1. Technical Field
The present invention is related to a linear type vibration motor having a magnet casing.
2. Description of the Related Art
A vibration motor is a part that converts electrical energy into mechanical vibrations by using the principle of generating electromagnetic forces, and is commonly installed in a mobile phone to generate a soundless vibrating alert. With the rapid expansion of mobile phone markets and increased functionalities added to the mobile phone, mobile phone parts are increasingly required to be smaller and better. As a result, there has been an increased demand for the development of a new structure of vibration motor that can overcome the shortcoming of conventional vibration motors and effectively improve the quality.
As mobile phones having a bigger LCD screen have become popular for the past few years, there have been an increasing number of mobile phones adopting a touch-screen method, by which the body or screen of a mobile phone is vibrated when a user touches an input unit of the mobile phone in order to provide the user an appealing sensory feel when touching the touch screen. Commonly used to generate the vibration is a vibration motor.
The touch-screen method particularly requires that the vibration motor has a greater durability due the a greater frequency of generating vibrations in response to the touch compared to the vibration bell for incoming calls and that the vibration motor has a faster response to the touch made on the touch screen, in order to provide the user a greater satisfaction from sensing the vibration when touching the touch screen.

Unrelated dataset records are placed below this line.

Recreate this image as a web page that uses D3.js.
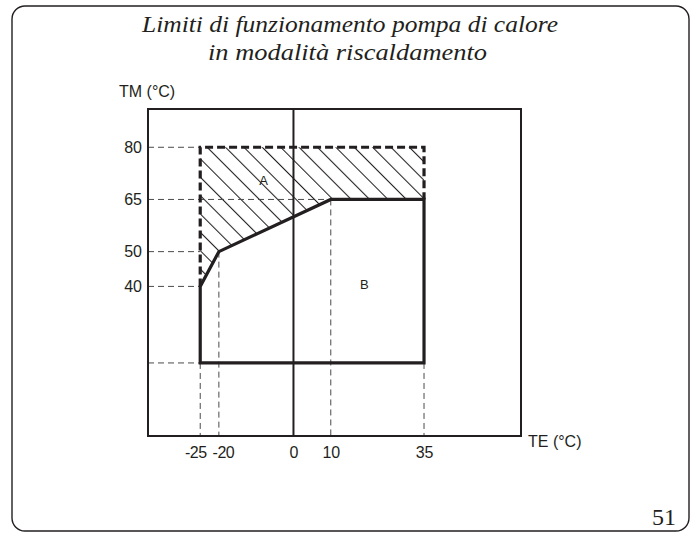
<!DOCTYPE html>
<html>
<head>
<meta charset="utf-8">
<script src="https://cdn.jsdelivr.net/npm/d3@7"></script>
<style>
  html, body { margin: 0; padding: 0; background: #fff; }
  svg { display: block; }
</style>
</head>
<body>
<svg id="chart" width="697" height="534"></svg>
<script>
// ---- data ----
const titleLines = ["Limiti di funzionamento pompa di calore", "in modalità riscaldamento"];
const pageNumber = "51";
const xLabel = "TE (°C)";
const yLabel = "TM (°C)";
const tickTE = [-25, -20, 0, 10, 35];
const tickTM = [40, 50, 65, 80];
const minTM = 18; // unlabelled lower limit
// operating envelope B (solid)
const envelopeTE = [-25, -25, -20, 10, 35, 35, -25];
const envelopeTM = [minTM, 40, 50, 65, 65, minTM, minTM];
// extension A (dashed upper boundary)
const extensionTE = [-25, -25, 35, 35];
const extensionTM = [40, 80, 80, 65];
// guide lines: horizontal guides end at TE value; vertical guides start at TM value
const guideHTM = [80, 65, 50, 40, minTM];
const guideHTE = [-25, 10, -25, -25, -25];
const guideVTE = [-25, -20, 10, 35];
const guideVTM = [minTM, 50, 65, minTM];
const regionLabels = ["A", "B"];
const regionTE = [-8, 19];
const regionTM = [70.5, 40.5];

// ---- scales ----
const x = d3.scaleLinear().domain([-39, 61]).range([148, 521]);
const y = d3.scaleLinear().domain([-3, 91]).range([436, 109]);

const svg = d3.select("#chart");
const ink = "#231f20";

// outer rounded border
svg.append("rect")
  .attr("x", 12).attr("y", 6).attr("width", 677).attr("height", 525)
  .attr("rx", 13).attr("ry", 13)
  .attr("fill", "none").attr("stroke", ink).attr("stroke-width", 1.4);

// title
const titleFont = "Liberation Serif, Times New Roman, serif";
const titleSpec = [{x: 142, y: 32, len: 416}, {x: 208, y: 60, len: 279}];
titleLines.forEach((t, i) => {
  svg.append("text")
    .attr("x", titleSpec[i].x).attr("y", titleSpec[i].y)
    .attr("textLength", titleSpec[i].len).attr("lengthAdjust", "spacingAndGlyphs")
    .attr("font-family", titleFont).attr("font-style", "italic")
    .attr("font-size", 24).attr("fill", ink)
    .text(t);
});

// page number
svg.append("text")
  .attr("x", 676).attr("y", 525).attr("text-anchor", "end")
  .attr("font-family", titleFont).attr("font-size", 24).attr("fill", ink)
  .text(pageNumber);

const [x0, x1] = x.range();
const [yb, yt] = y.range();

// hatch pattern
const defs = svg.append("defs");
const pat = defs.append("pattern")
  .attr("id", "hatch").attr("patternUnits", "userSpaceOnUse")
  .attr("width", 13).attr("height", 13)
  .attr("patternTransform", "translate(4,0) rotate(-45)");
pat.append("line").attr("x1", 0.5).attr("y1", -1).attr("x2", 0.5).attr("y2", 14)
  .attr("stroke", ink).attr("stroke-width", 1.1);

// region A polygon: extension boundary + upper envelope boundary
const regionA = [];
extensionTE.forEach((te, i) => regionA.push([x(te), y(extensionTM[i])]));
[[10, 65], [-20, 50], [-25, 40]].forEach(([te, tm]) => regionA.push([x(te), y(tm)]));
svg.append("path")
  .attr("d", d3.line()(regionA) + "Z")
  .attr("fill", "url(#hatch)").attr("stroke", "none");

// guide lines
const guideColor = "#4a4a4a";
guideHTM.forEach((tm, i) => {
  svg.append("line")
    .attr("x1", x0).attr("x2", x(guideHTE[i]))
    .attr("y1", y(tm)).attr("y2", y(tm))
    .attr("stroke", guideColor).attr("stroke-width", 1)
    .attr("stroke-dasharray", "6,4");
});
guideVTE.forEach((te, i) => {
  svg.append("line")
    .attr("x1", x(te)).attr("x2", x(te))
    .attr("y1", y(guideVTM[i])).attr("y2", yb)
    .attr("stroke", guideColor).attr("stroke-width", 1)
    .attr("stroke-dasharray", "6,4");
});

// frame
svg.append("rect")
  .attr("x", x0).attr("y", yt).attr("width", x1 - x0).attr("height", yb - yt)
  .attr("fill", "none").attr("stroke", ink).attr("stroke-width", 2);

// TM axis line at TE = 0
svg.append("line")
  .attr("x1", x(0)).attr("x2", x(0)).attr("y1", yt).attr("y2", yb)
  .attr("stroke", ink).attr("stroke-width", 2);

// extension dashed thick line
const lineGen = d3.line().x(d => x(d[0])).y(d => y(d[1]));
svg.append("path")
  .attr("d", lineGen(extensionTE.map((te, i) => [te, extensionTM[i]])))
  .attr("fill", "none").attr("stroke", ink).attr("stroke-width", 3.2)
  .attr("stroke-dasharray", "8,4");

// envelope solid thick
svg.append("path")
  .attr("d", lineGen(envelopeTE.map((te, i) => [te, envelopeTM[i]])) + "Z")
  .attr("fill", "none").attr("stroke", ink).attr("stroke-width", 3.2)
  .attr("stroke-linejoin", "miter");

// region labels
const axisFont = "Liberation Sans, Arial, Helvetica, sans-serif";
regionLabels.forEach((l, i) => {
  svg.append("text")
    .attr("x", x(regionTE[i])).attr("y", y(regionTM[i]))
    .attr("text-anchor", "middle").attr("dy", "0.35em")
    .attr("font-family", axisFont)
    .attr("font-size", 13).attr("fill", ink).text(l);
});

// axes
const gy = svg.append("g").attr("transform", `translate(${x0},0)`)
  .call(d3.axisLeft(y).tickValues(tickTM).tickSize(0).tickPadding(6).tickFormat(d => String(d)));
gy.select(".domain").remove();
gy.selectAll("text").attr("font-family", axisFont).attr("font-size", 16).attr("fill", ink);

const gx = svg.append("g").attr("transform", `translate(0,${yb})`)
  .call(d3.axisBottom(x).tickValues(tickTE).tickSize(0).tickPadding(11).tickFormat(d => String(d)));
gx.select(".domain").remove();
gx.selectAll("text").attr("font-family", axisFont).attr("font-size", 16).attr("fill", ink)
  .attr("letter-spacing", d => d < 0 ? "-0.5" : null)
  .attr("dx", d => d === -25 ? -5 : (d === -20 ? 4 : 0));

// axis titles
svg.append("text").attr("x", 119).attr("y", 97)
  .attr("font-family", axisFont).attr("font-size", 16).attr("fill", ink).text(yLabel);
svg.append("text").attr("x", 528).attr("y", 447)
  .attr("font-family", axisFont).attr("font-size", 16).attr("fill", ink).text(xLabel);
</script>
</body>
</html>
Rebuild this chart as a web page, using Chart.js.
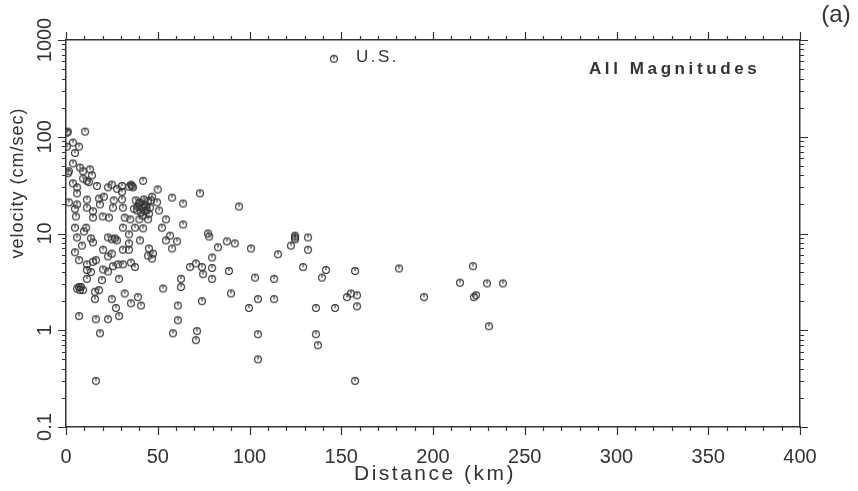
<!DOCTYPE html>
<html>
<head>
<meta charset="utf-8">
<script src="https://cdn.jsdelivr.net/npm/chart.js@4.4.1/dist/chart.umd.min.js"></script>
<style>
html, body { margin: 0; padding: 0; background: #fff; }
</style>
</head>
<body>
<canvas id="myChart" width="858" height="491"></canvas>
<script>
// distance (km) / velocity (cm/sec)
const distance = [
  0.5, 1, 10.4, 3.8, 7.1, 0.5, 4.9, 3.8, 7.6, 13.1, 9.3, 1.6, 1.1, 14.2, 9.3, 11.4, 12.5, 3.8, 6, 16.9,
  22.9, 25, 27.8, 30.5, 30.5, 36, 35.4, 36.5, 34.3, 42, 50, 73, 6, 1.6, 6, 11.4, 18, 18.5, 20.7, 26,
  30.5, 25.6, 31, 50.7, 57.8, 63.8, 4.9, 11.4, 14.7, 14.7, 5.4, 20, 23.4, 32, 35, 40, 44.7, 54.5, 63.8, 4.9,
  11, 31, 37.6, 42, 38, 40.3, 42.5, 44.7, 46.3, 39, 41.4, 43.6, 45.8, 38.7, 40.9, 43, 45.2, 42, 39.8, 44,
  46.9, 37, 42.5, 49.6, 9.8, 6, 13.6, 14.7, 8.7, 22.9, 25, 26.7, 27.8, 34.3, 34.3, 40.3, 20.2, 4.9, 25, 22.9,
  31, 34.3, 45.2, 44.7, 47.4, 46.9, 52.3, 56.7, 54.5, 60.5, 57.8, 7.1, 11.4, 14.7, 16.3, 11.4, 13.6, 11.4, 20.2, 22.9,
  25.6, 28.3, 31, 35.4, 37.6, 28.9, 19.6, 6, 7.1, 8.2, 9.3, 7.6, 15.8, 18, 15.8, 25, 32, 39.2, 35.4, 40.9,
  27.2, 28.9, 7.1, 16.3, 22.9, 18.5, 58.3, 52.9, 62.7, 62.7, 67.6, 70.8, 61, 61, 71.4, 70.8, 16.3, 94.3, 77.4, 78,
  87.7, 92, 82.8, 100.8, 79.6, 74.1, 79.6, 88.8, 74.7, 79.6, 74.1, 89.9, 99.7, 104.6, 113.4, 103, 113.4, 104.6, 104.6, 115.5,
  122.6, 124.8, 124.8, 124.8, 131.9, 131.9, 129.2, 141.7, 139.5, 157.5, 136.2, 146.6, 153.1, 155.3, 158.6, 158.6, 136.2, 137.3, 157.5, 181.5,
  195.1, 214.7, 221.8, 229.4, 238.1, 222.3, 223.4, 230.5
];
const velocity = [
  110, 113, 113, 87, 79, 79, 68, 53, 48, 46, 44, 44, 42, 40, 37, 35, 34, 33, 30, 31,
  30, 32, 29, 31, 27, 31, 32, 30, 30.5, 35, 28.5, 26, 26, 21, 20, 22.4, 23, 20, 24, 22,
  22.5, 18.5, 18.5, 17.3, 23.5, 20.4, 18, 18.5, 17, 14.6, 15, 15, 14.6, 14.6, 14, 14, 14, 14, 12.4, 11.5,
  11.5, 11.5, 11.5, 11.3, 22, 21, 22.5, 21.5, 22, 19, 18.5, 19, 18.5, 17.3, 16.5, 17, 16, 15.3, 20.5, 17.5,
  24, 18, 20, 21, 10.5, 9.1, 8.9, 8.1, 7.5, 9.1, 8.7, 8.9, 8.5, 9.8, 7.9, 8.5, 6.8, 6.4, 6.2, 5.8,
  6.8, 6.8, 7, 5.9, 6.2, 5.5, 11.5, 9.5, 8.5, 8.3, 7, 5.3, 4.8, 5.1, 5.3, 4.2, 4.0, 3.4, 4.25, 4.05,
  4.6, 4.8, 4.8, 5.0, 4.5, 3.4, 3.3, 2.7, 2.8, 2.8, 2.6, 2.6, 2.5, 2.6, 2.1, 2.1, 2.4, 2.2, 1.9, 1.8,
  1.7, 1.4, 1.4, 1.3, 1.3, 0.93, 0.93, 2.7, 3.4, 2.8, 4.5, 4.9, 1.8, 1.27, 0.98, 0.79, 0.3, 19, 10, 9.3,
  8.3, 7.9, 7.2, 7, 5.65, 4.5, 4.4, 4.1, 3.8, 3.4, 2.0, 2.4, 1.7, 2.1, 2.1, 3.5, 3.4, 0.91, 0.5, 6.1,
  7.5, 9.5, 9.1, 8.7, 9.1, 6.8, 4.5, 4.2, 3.5, 4.1, 1.7, 1.7, 2.2, 2.4, 2.3, 1.77, 0.91, 0.7, 0.3, 4.35,
  2.2, 3.1, 4.6, 3.05, 3.05, 2.2, 2.3, 1.1
];
const xTickLabels = [0, 50, 100, 150, 200, 250, 300, 350, 400];
const yTickLabels = [0.1, 1, 10, 100, 1000];
const legendPoint = [146, 640];
const noteAt = [285, 500];

const ink = '#333333';
const fontName = '"Liberation Sans", Arial, sans-serif';

// open circle with a small mark inside, like the plotted symbol
const sym = document.createElement('canvas');
sym.width = 10; sym.height = 10;
const sc = sym.getContext('2d');
sc.strokeStyle = '#333';
sc.lineWidth = 1.15;
sc.beginPath(); sc.arc(5, 5, 3.4, 0, Math.PI * 2); sc.stroke();
sc.beginPath(); sc.moveTo(5, 2.2); sc.lineTo(5, 5.2); sc.stroke();

const points = distance.map((d, i) => ({ x: d, y: velocity[i] }));

const decor = {
  id: 'decor',
  afterDraw(chart) {
    const c = chart.ctx;
    const a = chart.chartArea;
    const sx = chart.scales.x, sy = chart.scales.y;
    c.save();
    c.strokeStyle = ink;
    c.lineWidth = 1.2;
    // x ticks, bottom and top
    for (let i = 0; i < xTickLabels.length; i++) {
      const v0 = xTickLabels[i];
      const step = i < xTickLabels.length - 1 ? (xTickLabels[i + 1] - v0) / 5 : 0;
      const n = i < xTickLabels.length - 1 ? 5 : 1;
      for (let k = 0; k < n; k++) {
        const px = Math.round(sx.getPixelForValue(v0 + k * step)) + 0.5;
        const len = k === 0 ? 8 : 4;
        c.beginPath();
        c.moveTo(px, a.bottom); c.lineTo(px, a.bottom + len);
        c.moveTo(px, a.top); c.lineTo(px, a.top - len);
        c.stroke();
      }
    }
    // y ticks, left and right
    for (let i = 0; i < yTickLabels.length; i++) {
      const d = yTickLabels[i];
      const n = i < yTickLabels.length - 1 ? 9 : 1;
      for (let k = 1; k <= n; k++) {
        const py = Math.round(sy.getPixelForValue(k * d)) + 0.5;
        const len = k === 1 ? 8 : 4;
        c.beginPath();
        c.moveTo(a.left, py); c.lineTo(a.left - len, py);
        c.moveTo(a.right, py); c.lineTo(a.right + len, py);
        c.stroke();
      }
    }
    // y tick labels, turned
    c.fillStyle = ink;
    c.font = '20px ' + fontName;
    c.textAlign = 'center';
    c.textBaseline = 'middle';
    yTickLabels.forEach(v => {
      c.save();
      c.translate(a.left - 21, sy.getPixelForValue(v));
      c.rotate(-Math.PI / 2);
      c.fillText(String(v), 0, 0);
      c.restore();
    });
    // axis titles
    c.letterSpacing = '1px';
    c.font = '18px ' + fontName;
    c.save();
    c.translate(18, 183);
    c.rotate(-Math.PI / 2);
    c.fillText('velocity (cm/sec)', 0, 0);
    c.restore();
    c.letterSpacing = '2.5px';
    c.font = '21px ' + fontName;
    c.fillText('Distance (km)', (a.left + a.right) / 2 + 2, 474);
    c.letterSpacing = '0px';
    c.font = '24px ' + fontName;
    c.fillText('(a)', 836, 15);
    // notes inside the frame
    c.textAlign = 'left';
    c.letterSpacing = '3.6px';
    c.font = 'bold 17px ' + fontName;
    c.fillText('All Magnitudes', sx.getPixelForValue(noteAt[0]), sy.getPixelForValue(noteAt[1]));
    c.letterSpacing = '2.5px';
    c.font = '17px ' + fontName;
    const lx = sx.getPixelForValue(legendPoint[0]), ly = sy.getPixelForValue(legendPoint[1]);
    c.drawImage(sym, lx - 5, ly - 5);
    c.fillText('U.S.', lx + 22, ly - 1);
    c.restore();
  }
};

const border = { display: true, color: ink, width: 1.5 };

new Chart(document.getElementById('myChart'), {
  type: 'scatter',
  data: {
    datasets: [{
      label: 'U.S.',
      data: points,
      pointStyle: sym,
      pointRadius: 4,
      pointHoverRadius: 4
    }]
  },
  options: {
    responsive: false,
    animation: false,
    events: [],
    layout: { padding: 0 },
    plugins: { legend: { display: false }, tooltip: { enabled: false } },
    scales: {
      x: {
        type: 'linear', position: 'bottom', min: 0, max: 400,
        grid: { display: false }, border: border,
        ticks: {
          stepSize: 50, autoSkip: false, padding: 10, color: ink,
          font: { family: fontName, size: 20 }
        },
        afterFit(s) { s.height = 64; }
      },
      x2: {
        type: 'linear', position: 'top', min: 0, max: 400,
        grid: { display: false }, border: border, ticks: { display: false },
        afterFit(s) { s.height = 40; }
      },
      y: {
        type: 'logarithmic', position: 'left', min: 0.1, max: 1000,
        grid: { display: false }, border: border, ticks: { display: false },
        afterFit(s) { s.width = 66; }
      },
      y2: {
        type: 'logarithmic', position: 'right', min: 0.1, max: 1000,
        grid: { display: false }, border: border, ticks: { display: false },
        afterFit(s) { s.width = 58; }
      }
    }
  },
  plugins: [decor]
});
</script>
</body>
</html>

The conventional vibration motors commonly used in mobile phones generate a rotational force to cause mechanical vibrations by rotating an eccentric rotor. The rotational force is generated by supplying an electric current to the coil of a rotor by using the rectifying action of a brush and a commutator.
The vibration motor using such brush and commutator has a shorter operating lifetime due to mechanical friction and electrical sparks, which cause wear and black powder, while the brush moves between the segments of the commutator when the motor rotates. Moreover, when voltage is supplied to the vibration motor, it takes time to reach the target amount of vibration, i.e., the magnitude by which it is sufficient for the user to sense the vibration, by the rotational inertia of the vibration motor, causing a slower response to the touch made on the touch screen.
Developed to overcome the drawbacks of shorter operating lifetime and slower responsiveness is a linear type vibration motor. The linear type vibration motor does not use the principle of rotation of a motor but uses an electromagnetic force having a predetermined resonant frequency to generate vibrations by use of an elastic body installed in the vibration motor and the mass of a weight elastically supported by the elastic body.
Here, the electromagnetic force is generated by a direct or alternating current supplied to a coil. More specifically, a direct or alternating current having a frequency considering the modulus of elasticity of the elastic body and the mass of the weight is applied to a coil to allow the linear type vibration motor to generate vibrations that correspond to the resonant frequency.
Used to form the magnetic body, which is vibrated by the electromagnetic force generated by the coil, is a magnet assembly, in which a pair of magnets are disposed in such a way that same magnetic poles face each other in order to increase the density of magnetic flux penetrating through the coil in a perpendicular direction to the coil. This will be described with reference to FIG. 1.
Illustrated in FIG. 1 is a conventional magnet assembly.
Referring to FIG. 1, a magnet assembly 140 is constituted by a core 142, a first magnet 143 and a second magnet 144. The first magnet 143 and the second magnet 144 are coupled to either side of the core 142 by use of an adhesive. While the core 142 is interposed between the first magnet 143 and the second magnet 144, the polarity of the first magnet 143 faces the same polarity of the second magnet 144. In other words, the first magnet 143 and the second magnet 144 are disposed in such a way that same magnetic poles face each other.
Here, as illustrated in FIG. 1, the first magnet 143 and the second magnet 144 are disposed in such a way that the N-poles are placed on either end of the magnet assembly 140, respectively. Although it is not illustrated in FIG. 1, they can be disposed in such a way that the S-poles are placed on either end of the magnet assembly 140.
The magnet assembly 140 vibrates frequently, and if a mobile phone having a linear type vibration motor embedded therein is dropped from a high position due to, for example, the user's carelessness, a strong shock is applied to the magnet assembly 140. In this case, since the first magnet 143 and the second magnet 144 are coupled to the core 142 by an adhesive, as described above, they may be separated from one another by the vibration or shock. This may cause malfunction of the linear type vibration motor.